Economics

Optimal Growth Theory

Updated Sep 8, 2024

Definition of Optimal Growth Theory

Optimal Growth Theory focuses on analyzing the conditions that allow an economy to achieve the most efficient allocation of its resources, leading to the highest rate of growth of per capita income or output over time. This theory is rooted in neoclassical economics and uses mathematical models to understand how economies can sustainably maximize their growth potential by efficiently utilizing resources such as labor, capital, and technology.

Example

Imagine an economy that solely produces honey with its two main resources: the number of beehives (capital) and the beekeepers (labor). To illustrate optimal growth theory, assume that initially, this economy is putting too much effort into increasing the number of beekeepers but not enough in enhancing the quality or quantity of beehives. This imbalance results in diminishing returns; each additional beekeeper contributes less to the output because there aren’t enough beehives to work with efficiently.

Applying optimal growth theory, the economy begins to invest more in beehives, improving both their quality and quantity, while limiting the increase in beekeepers to match the growth in hive efficiency. This strategic reallocation of resources leads to an increase in honey production per capita, achieving a more sustainable growth path.

This example simplifies the complex decisions and adjustments economies must make regarding savings, investment in physical and human capital, and technological innovation to foster optimal growth over time.

Why Optimal Growth Theory Matters

Optimal Growth Theory is central to economic policy as it provides a framework for understanding how investments in technology, human capital, and infrastructure contribute to economic growth. It emphasizes the importance of savings and investment choices, technological advancements, and the efficient allocation of resources for achieving sustainable growth. This theory also offers insights into the long-term equilibrium of an economy, where the growth rate of population, technological progress, and capital accumulation are balanced.
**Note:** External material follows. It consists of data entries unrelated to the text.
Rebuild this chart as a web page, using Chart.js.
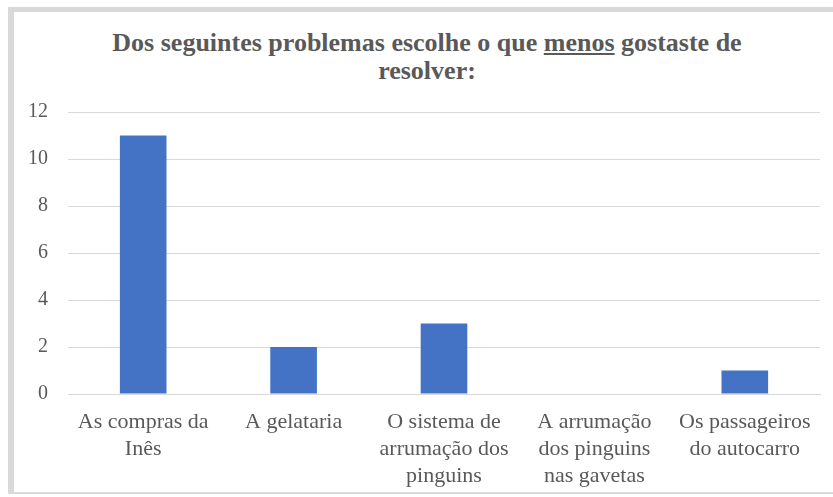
<!DOCTYPE html>
<html>
<head>
<meta charset="utf-8">
<script src="https://cdn.jsdelivr.net/npm/chart.js@4.4.0/dist/chart.umd.min.js"></script>
<style>
  body { margin: 0; background: #fff; }
  #wrap { position: relative; width: 833px; height: 497px; overflow: hidden; }
  #frame {
    position: absolute; left: 8px; top: 7px; width: 840px; height: 480px;
    border-top: 5px solid #d9d9d9; border-left: 6px solid #d9d9d9; border-bottom: 2px solid #d9d9d9;
  }
  #titulo {
    position: absolute; left: 0; top: 29px; width: 854px; text-align: center;
    font-family: "Liberation Serif", "Times New Roman", serif; font-weight: bold;
    font-size: 26px; line-height: 28px; color: #595959;
  }
  #titulo u { text-decoration-thickness: 2px; text-underline-offset: 2px; }
  canvas { position: absolute; left: 0; top: 0; }
</style>
</head>
<body>
<div id="wrap">
  <div id="frame"></div>
  <div id="titulo">Dos seguintes problemas escolhe o que <u>menos</u> gostaste de<br>resolver:</div>
  <canvas id="grafico" width="833" height="497"></canvas>
</div>
<script>
const categorias = [
  ['As compras da', 'Inês'],
  'A gelataria',
  ['O sistema de', 'arrumação dos', 'pinguins'],
  ['A arrumação', 'dos pinguins', 'nas gavetas'],
  ['Os passageiros', 'do autocarro']
];
const votos = [11, 2, 3, 0, 1];
const eixoMax = 12;
const eixoPasso = 2;

const familia = '"Liberation Serif", "Times New Roman", serif';
const cinzento = '#595959';

function desenhar() {
  new Chart(document.getElementById('grafico'), {
    type: 'bar',
    data: {
      labels: categorias,
      datasets: [{
        data: votos,
        backgroundColor: '#4472C4',
        categoryPercentage: 1,
        barPercentage: 0.31
      }]
    },
    options: {
      responsive: false,
      animation: false,
      layout: { padding: { top: 112, right: 13, left: 0, bottom: 0 } },
      plugins: { legend: { display: false }, tooltip: { enabled: false } },
      scales: {
        x: {
          grid: { display: false },
          border: { display: true, color: '#d9d9d9', width: 1 },
          ticks: { color: cinzento, font: { family: familia, size: 22, lineHeight: 1.22 }, padding: 7, maxRotation: 0, autoSkip: false },
          afterFit: (s) => { s.height = 103; }
        },
        y: {
          min: 0,
          max: eixoMax,
          grid: { color: '#d9d9d9', drawTicks: false },
          border: { display: false },
          ticks: { stepSize: eixoPasso, color: cinzento, font: { family: familia, size: 20 }, padding: 20 },
          afterFit: (s) => { s.width = 68; }
        }
      }
    }
  });
}

// as fontes têm de estar carregadas antes de o canvas desenhar o texto
Promise.all([
  document.fonts.load('20px "Liberation Serif"'),
  document.fonts.load('bold 26px "Liberation Serif"')
]).then(desenhar, desenhar);
</script>
</body>
</html>
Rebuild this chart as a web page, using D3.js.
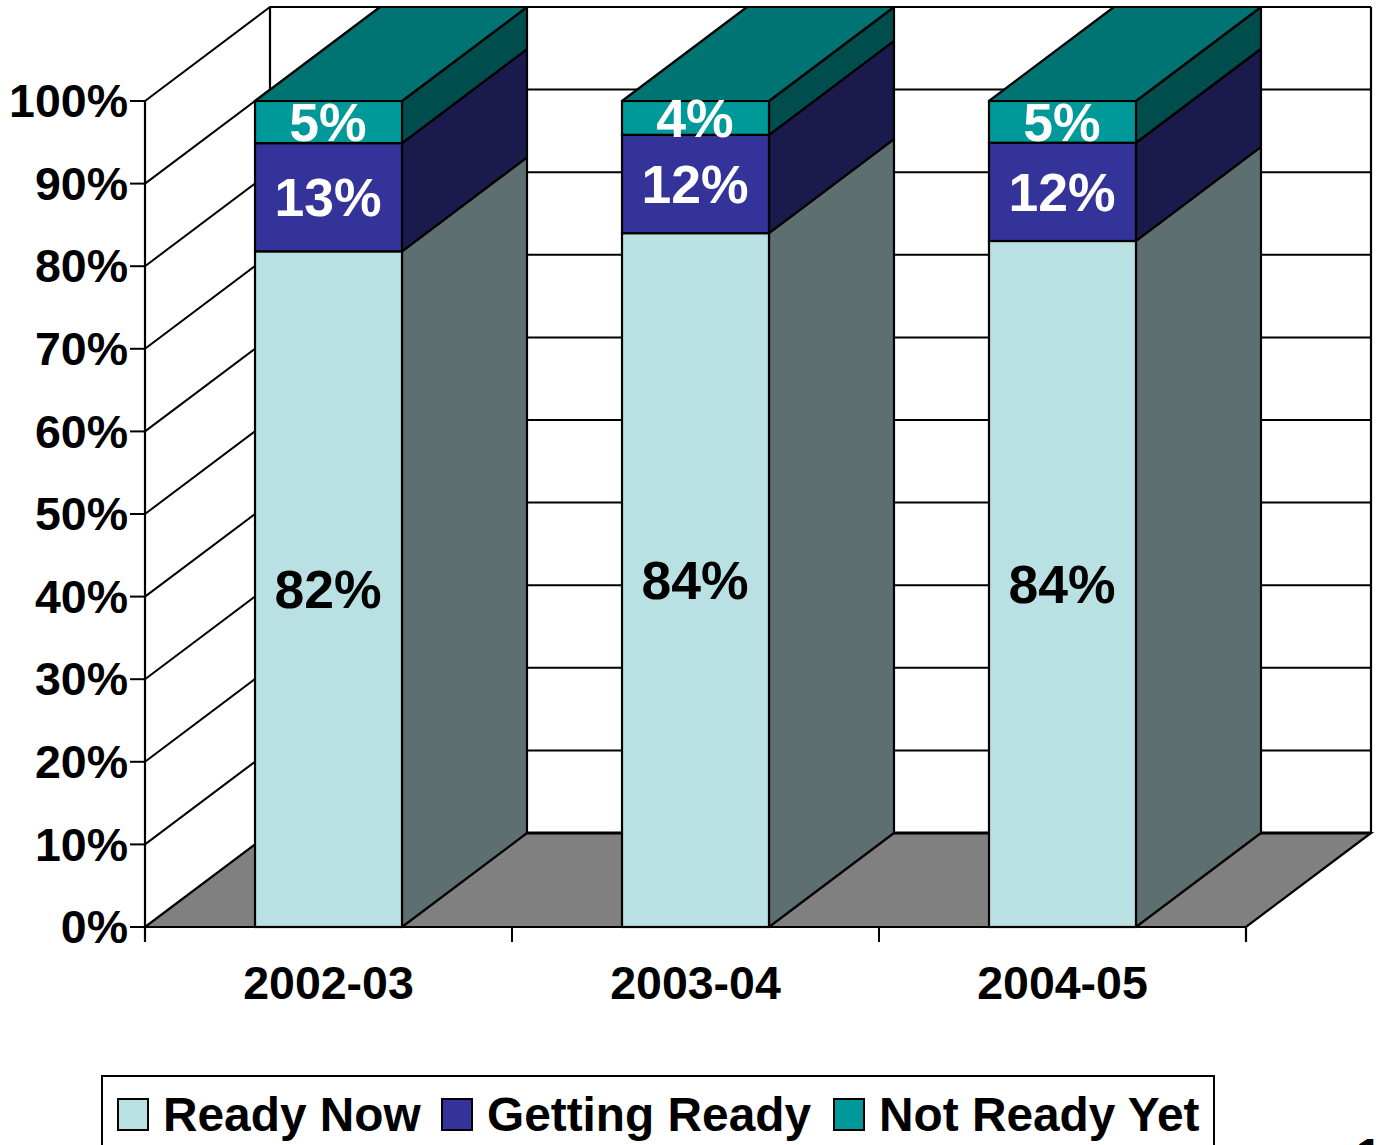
<!DOCTYPE html>
<html lang="en">
<head>
    <meta charset="UTF-8">
    <title>Readiness stacked bars</title>
    <script src="https://d3js.org/d3.v7.min.js"></script>
    <style>
        html, body { margin: 0; padding: 0; background: #fff; }
        svg { display: block; }
        text { font-family: "Liberation Sans", Arial, sans-serif; font-weight: bold; }
    </style>
</head>
<body>
<svg width="1378" height="1145"></svg>
<script>
    // Chart values
    const categories = ["2002-03", "2003-04", "2004-05"];
    const seriesNames = ["Ready Now", "Getting Ready", "Not Ready Yet"];
    // bar heights are 100% stacked, the labels are these values rounded
    const readyNow = [81.8, 84, 83.8];
    const gettingReady = [13.1, 11.9, 12];
    const notReadyYet = [5.1, 4.1, 5.1];
    const yTicks = [0, 10, 20, 30, 40, 50, 60, 70, 80, 90, 100];

    const frontColors = ["#b9e0e3", "#333399", "#009999"];
    const sideColors = ["#5e6f71", "#1a1a4d", "#004d4d"];
    const topColor = "#007373";
    const floorColor = "#808080";

    // 3D offset of the box
    const depth = {x: 125, y: -94};
    const plot = {left: 145, right: 1246, top: 101, bottom: 927};

    const svg = d3.select("svg");

    const rows = categories.map((c, i) => ({
        category: c,
        "Ready Now": readyNow[i],
        "Getting Ready": gettingReady[i],
        "Not Ready Yet": notReadyYet[i]
    }));
    const stacked = d3.stack().keys(seriesNames).offset(d3.stackOffsetExpand)(rows);

    const x = d3.scaleBand().domain(categories).range([plot.left, plot.right])
        .paddingInner(0.5995).paddingOuter(0.2998);
    const y = d3.scaleLinear().domain([0, 1]).range([plot.bottom, plot.top]);
    const yPct = d3.scaleLinear().domain([0, 100]).range([plot.bottom, plot.top]);
    // boundary ticks between the categories
    const xEdges = d3.scaleLinear().domain([0, categories.length]).range([plot.left, plot.right]);

    const poly = pts => pts.map(p => p.join(",")).join(" ");
    const lineColor = "#000";

    // Floor
    svg.append("polygon")
        .attr("points", poly([[plot.left, plot.bottom], [plot.right, plot.bottom],
            [plot.right + depth.x, plot.bottom + depth.y], [plot.left + depth.x, plot.bottom + depth.y]]))
        .attr("fill", floorColor).attr("stroke", lineColor).attr("stroke-width", 2.2);

    // Gridlines on side wall and back wall
    svg.append("g").selectAll("polyline").data(yTicks.filter(d => d > 0)).join("polyline")
        .attr("points", d => poly([[plot.left, yPct(d)],
            [plot.left + depth.x, yPct(d) + depth.y],
            [plot.right + depth.x, yPct(d) + depth.y]]))
        .attr("fill", "none").attr("stroke", lineColor).attr("stroke-width", 2);

    svg.append("line")
        .attr("x1", plot.left + depth.x).attr("x2", plot.left + depth.x)
        .attr("y1", plot.top + depth.y).attr("y2", plot.bottom + depth.y)
        .attr("stroke", lineColor).attr("stroke-width", 2.2);
    svg.append("line")
        .attr("x1", plot.right + depth.x).attr("x2", plot.right + depth.x)
        .attr("y1", plot.top + depth.y).attr("y2", plot.bottom + depth.y)
        .attr("stroke", lineColor).attr("stroke-width", 2.2);
    svg.append("line")
        .attr("x1", plot.left + depth.x).attr("x2", plot.right + depth.x)
        .attr("y1", plot.bottom + depth.y).attr("y2", plot.bottom + depth.y)
        .attr("stroke", lineColor).attr("stroke-width", 3);

    // Axes
    const yAxis = svg.append("g")
        .attr("transform", "translate(" + plot.left + ",0)")
        .call(d3.axisLeft(yPct).offset(0).tickValues(yTicks).tickSize(15).tickPadding(2).tickFormat(d => d + "%"));
    yAxis.selectAll("text").attr("font-size", 46.5).attr("fill", "#000")
        .attr("font-family", null).attr("dy", "0.35em");

    svg.append("g")
        .attr("transform", "translate(0," + plot.bottom + ")")
        .call(d3.axisBottom(xEdges).offset(0).tickValues(d3.range(categories.length + 1)).tickSize(15).tickFormat(""));

    svg.selectAll(".domain").attr("stroke", lineColor).attr("stroke-width", 2.2);
    svg.selectAll(".tick line").attr("stroke", lineColor).attr("stroke-width", 2);

    svg.append("g").selectAll("text").data(categories).join("text")
        .attr("x", d => x(d) + x.bandwidth() / 2)
        .attr("y", 999)
        .attr("text-anchor", "middle")
        .attr("font-size", 46.5)
        .attr("fill", "#000")
        .text(d => d);

    // Bars, one box per stacked segment
    const bars = svg.append("g").selectAll("g").data(categories).join("g");
    bars.each(function (cat, ci) {
        const g = d3.select(this);
        const left = x(cat), right = left + x.bandwidth();
        stacked.forEach((s, si) => {
            const y0 = y(s[ci][0]), y1 = y(s[ci][1]);
            // side face
            g.append("polygon")
                .attr("points", poly([[right, y0], [right + depth.x, y0 + depth.y],
                    [right + depth.x, y1 + depth.y], [right, y1]]))
                .attr("fill", sideColors[si]).attr("stroke", lineColor).attr("stroke-width", 2.2)
                .attr("stroke-linejoin", "round");
            // front face
            g.append("rect")
                .attr("x", left).attr("y", y1)
                .attr("width", x.bandwidth()).attr("height", y0 - y1)
                .attr("fill", frontColors[si]).attr("stroke", lineColor).attr("stroke-width", 2.2);
        });
        // top face of the uppermost segment
        const yTop = y(1);
        g.append("polygon")
            .attr("points", poly([[left, yTop], [right, yTop],
                [right + depth.x, yTop + depth.y], [left + depth.x, yTop + depth.y]]))
            .attr("fill", topColor).attr("stroke", lineColor).attr("stroke-width", 2.2)
            .attr("stroke-linejoin", "round");
    });

    // Value labels
    const labelColors = ["#000", "#fff", "#fff"];
    stacked.forEach((s, si) => {
        svg.append("g").selectAll("text").data(s).join("text")
            .attr("x", d => x(d.data.category) + x.bandwidth() / 2 - 0.5)
            .attr("y", d => (y(d[0]) + y(d[1])) / 2)
            .attr("dy", "0.35em")
            .attr("text-anchor", "middle")
            .attr("font-size", 53.5)
            .attr("fill", labelColors[si])
            .text(d => Math.round(d.data[seriesNames[si]]) + "%");
    });

    // Legend, the box runs off the bottom of the page
    const legendBox = {x: 102, y: 1076, width: 1112, height: 90};
    svg.append("rect")
        .attr("x", legendBox.x).attr("y", legendBox.y)
        .attr("width", legendBox.width).attr("height", legendBox.height)
        .attr("fill", "#fff").attr("stroke", "#000").attr("stroke-width", 2);

    const legendX = d3.scaleOrdinal().domain(seriesNames).range([118, 442, 834]);
    const legend = svg.append("g").selectAll("g").data(seriesNames).join("g")
        .attr("transform", d => "translate(" + legendX(d) + ",1099)");
    legend.append("rect")
        .attr("width", 30).attr("height", 31)
        .attr("fill", (d, i) => frontColors[i])
        .attr("stroke", "#000").attr("stroke-width", 2);
    legend.append("text")
        .attr("x", 45).attr("y", 32)
        .attr("font-size", 47.8)
        .attr("fill", "#000")
        .text(d => d);

    // Page number, cut off by the bottom edge as in the reference
    svg.append("text")
        .attr("x", 1356).attr("y", 1171)
        .attr("font-size", 46.5)
        .attr("fill", "#000")
        .text("1");
</script>
</body>
</html>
Moreover, Optimal Growth Theory underpins the development strategies employed by governments and international institutions to promote economic development and reduce poverty. By identifying the conditions for sustainable growth, policymakers can craft strategies that improve productivity, encourage innovation, and build the necessary infrastructure to support long-term economic prosperity.

Frequently Asked Questions (FAQ)

How does technology factor into Optimal Growth Theory?

In the context of Optimal Growth Theory, technology plays a pivotal role as a key driver of growth. Technological advancements enable more efficient production processes, improve the quality of goods and services, and open up new markets and opportunities for innovation. Technological progress contributes to the optimal growth by increasing productivity, which in turn leads to higher output levels and an elevated standard of living.

Can optimal growth be achieved indefinitely in an economy?

Achieving indefinitely sustained optimal growth is a theoretical ideal. In reality, economies face various challenges, including resource constraints, environmental degradation, and technological limits, that may prevent indefinite optimal growth. However, through adaptive measures such as investing in sustainable technologies, education, and innovation, economies can strive for a growth path that balances development with ecological and social sustainability.

What is the role of government in promoting optimal growth?

The government plays a crucial role in promoting optimal growth by creating a stable economic environment, investing in public goods like education and infrastructure, and providing incentives for private investment. Policies that support research and development, education and training initiatives, and the efficient use of resources can help move an economy toward a path of sustainable optimal growth. Additionally, regulations to protect property rights, enforce contracts, and maintain market competition are vital for encouraging innovation and efficient resource allocation.

Optimal Growth Theory sheds light on the complex mechanisms that drive economic growth and offers a blueprint for achieving sustainable development. By understanding and applying the principles of this theory, societies can aim to maximize their economic potential while ensuring that growth benefits all members of the community.